Freud and most psychologists have posited that the first experience of a new child is dependence. Its response to such an experience is trust. The parents vested with responsibility to provide this trust should do so by providing the qualities of continuity, predictability and reliability; authoritarian mode that says this and does another, thus creating conflict in ‘trust’ development of the child. This trust is followed by autonomy.
This autonomy Erikson, an American psychoanalyst places at second and third years of the child’s life (Erickson 1963). The authority here which is largely the mother has the chance to allow the child to learn by trial and error and at its own pace. If the parent feels the child is learning too slowly or too fast and tries to force or restrict it, it damages the child capacity for exploration and verification. In treating failure, the child should not be invested with the sense of shame and sadness; otherwise he develops oversensitive or scrupulous conscience.” But if each failure is to be minimized and every success reinforced with approval, then the rudiments of self esteem and a positive acceptance of self is established” (J. Dominian 2008).
Within the fourth and fifth year of the child is the development of initiative and guilt. Hence the child, who has acquired independence, explores his home and neighbour, thus, raising anxiety on the part of the parents. The necessary limits to be imposed for child safety are to be differentiated from those which serve to minimize the parents’ anxiety. And according to J. Dominiam, often authority creates authoritarian personality which needs to control in order to feel safety.
The child brought up this way (authority as a source of growth and service through love) to adolescent age enters smoothly into a new relationship with the parents, a relationship which does not reject the parents but reflect equality of love. Similarly, such a person enters into a relationship with God his creator, not as a God who is with stick waiting to punish every offender, but the God of love; the God who in his infinite love entered into a new relationship of love with man through incarnation. Thus Jesus will say ‘I no longer call you slaves or servants but friends’(John15:15). This relationship of love with God does not in any way diminish God’s transcendental attributes; neither does it dismiss His immanence.
Thus authority as a source of growth for the child through service of love encourages spiritual growth, realization of one’s potential and good sense of autonomy. Accordingly, such a person reflects God’s image: a mysterious reality of autonomy, self acceptance, self love and as a result total availability in love to others.
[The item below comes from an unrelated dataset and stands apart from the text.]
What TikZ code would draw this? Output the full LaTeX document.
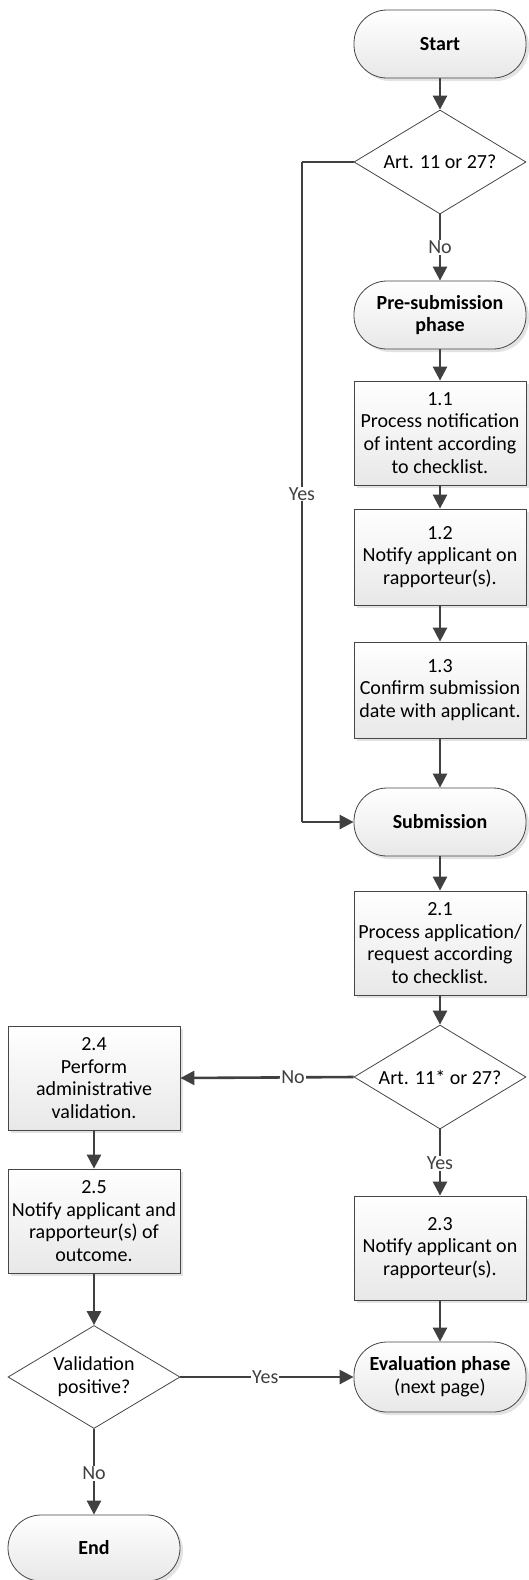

This essay has tried to see briefly how the Catechism of the Catholic Church instructs parents to train their children. It recognizes the fact that children’s sense of worth is more important than intellectual and physical development. It admonishes parents to train their children not by multiplication of rules and restriction of initiative but by love, approval and an understanding attitude towards failure on the part of the child. Such a child smoothly enters into a loving relationship with God and the parent as an adult. Hence he reflects the image of God who came to establish a relationship of love with us. He or she becomes like God not in absolute power and authority but in absolute love which is his nature.